In January the duo released The Race For Space, one of the most interesting and ambitious music projects of the year. The instrumental album recounts in quirky fashion the healthy competition between NASA and their Soviet counterparts during the heyday of space exploration in the 1950s and 1960s with the help of samples taken from historic films and archival recordings.

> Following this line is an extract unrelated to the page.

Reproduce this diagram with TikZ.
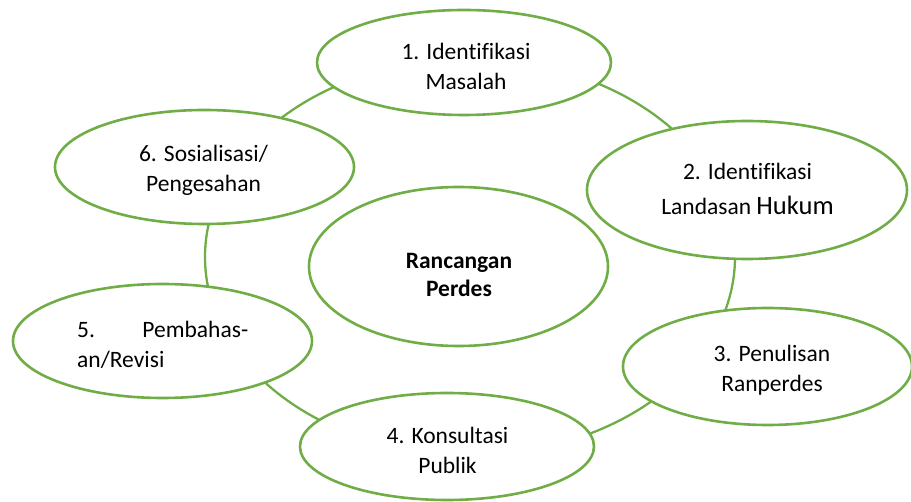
\documentclass[tikz,border=0pt]{standalone}
\usepackage{fontspec}
\setmainfont{Carlito}[Ligatures={NoCommon}]
\usetikzlibrary{shapes.geometric}
\definecolor{ringgreen}{HTML}{70AD47}
\tikzset{
  bubble/.style={ellipse, draw=ringgreen, line width=2.6pt, fill=white, inner sep=0pt},
  ringline/.style={ellipse, draw=ringgreen, line width=2.3pt, inner sep=0pt},
  lbl/.style={inner sep=0pt, align=center, font=\fontsize{23.5}{30}\selectfont},
  lblbold/.style={inner sep=0pt, align=center, font=\fontsize{23.5}{28}\selectfont\bfseries}
}
\begin{document}
\begin{tikzpicture}[x=1pt,y=-1pt]
\useasboundingbox (0,0) rectangle (911,502);
% ring behind
\node[ringline, minimum width=530pt, minimum height=396pt] (ring) at (470,257) {};
% bubbles
\node[bubble, minimum width=294pt, minimum height=105pt] (e1) at (464,62.5) {};
\node[bubble, minimum width=320pt, minimum height=138pt] (e2) at (747,190) {};
\node[bubble, minimum width=289pt, minimum height=117pt] (e3) at (767.5,366.5) {};
\node[bubble, minimum width=294pt, minimum height=107pt] (e4) at (447,446.5) {};
\node[bubble, minimum width=299pt, minimum height=114pt] (e5) at (162.5,341) {};
\node[bubble, minimum width=299pt, minimum height=114pt] (e6) at (204.5,167) {};
\node[bubble, minimum width=299pt, minimum height=159pt] (ec) at (458.5,266.5) {};
% labels
\node[lbl] (t1) at (466,69) {\strut 1. Identifikasi\\\strut Masalah};
\node[lbl] (t2) at (747.5,191.5) {\strut 2. Identifikasi\\[5pt]\strut Landasan {\fontsize{26.5}{30}\selectfont Hukum}};
\node[lbl] (t3) at (772,371) {\strut 3. Penulisan\\\strut Ranperdes};
\node[lbl] (t4) at (447.5,453) {\strut 4. Konsultasi\\\strut Publik};
\node[lbl, align=left, anchor=west] (t5) at (77,347) {\strut\makebox[171pt][s]{5.\hfill Pembahas-}\\\strut an/Revisi};
\node[lbl] (t6) at (203.5,171) {\strut 6. Sosialisasi/\\\strut Pengesahan};
\node[lblbold] (tc) at (459,277.4) {\strut Rancangan\\\strut Perdes};
\end{tikzpicture}
\end{document}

opbmusic’s Matthew Casebeer caught up with PSB’s J. Willgoose, Esq. and Wrigglesworth after a recent show at Doug Fir Lounge in Portland and chatted with them about the new album, their writing process, and the band’s interesting beginning.
On how they first met:
Wrigglesworth: We just met on a reupholstering course. [Laughter] It’s not that funny. Yeah, well it did get interesting because he managed to with the staple gun, he stapled his hand to the sofa. So I had to run over and rescue him by pulling the staple out. I don’t know how we got onto music from that but…

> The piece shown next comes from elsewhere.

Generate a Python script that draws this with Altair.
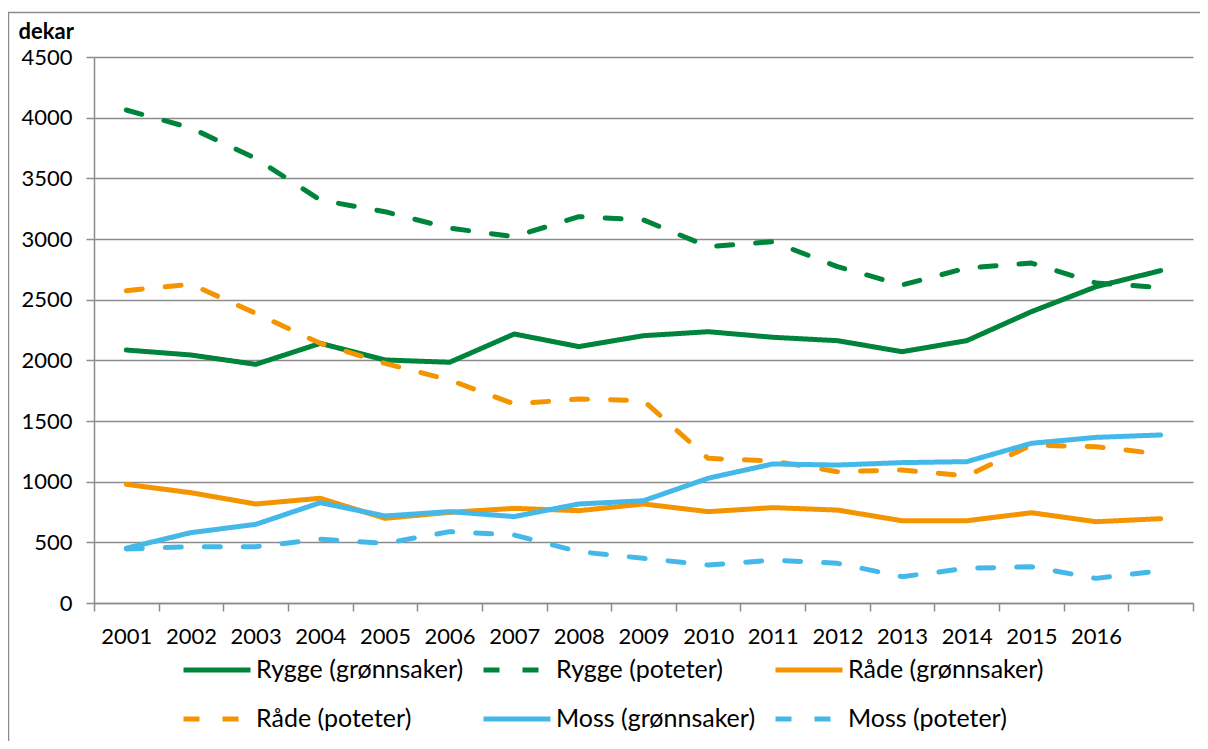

J. Willgoose, Esq.: I know. I said “Oh my God, I just stapled my wrist to the sofa. How will I ever play guitar again?”
On creating the song Go! with its signature samples taken from Apollo 11 mission control recordings:
J. Willgoose, Esq.: Apollo 11 was obviously always going to be on the album but I didn’t want to do it the obvious way. As soon as I heard those samples and those callouts, and they’re very handily in groups of eight as well which for conventional music is very handy, I was just like “That’s it. Done. That’s the song.” Even before I’d written a note, I [knew that was] going to be good. I [had] faith in that one.
On the flashy video for Gagarin, a song written about Russian cosmonaut Yuri Gagarin who was the first man in space:
J. Willgoose, Esq.: It’s supposed to be a fun celebration of his achievement. Somebody came up to me at a gig the other night and said “I love the way you went full rock star for Yuri because that’s what he was. Bam! [You] gave him that massive sort of 70s cop show theme.” That’s the idea behind [the song], but sort of coming at it from an odd angle.
On how they dance so well in space suits (watch the video above):
J. Willgoose, Esq.: It’s very difficult. It’s very hot in those.
Wrigglesworth: Years of practice. Years.
J. Willgoose, Esq.: Really? How long have you had that space suit?
Wrigglesworth: Since I was three.
J. Willgoose, Esq.: You were practicing in that when you were three?
Wrigglesworth: These things don’t happen overnight.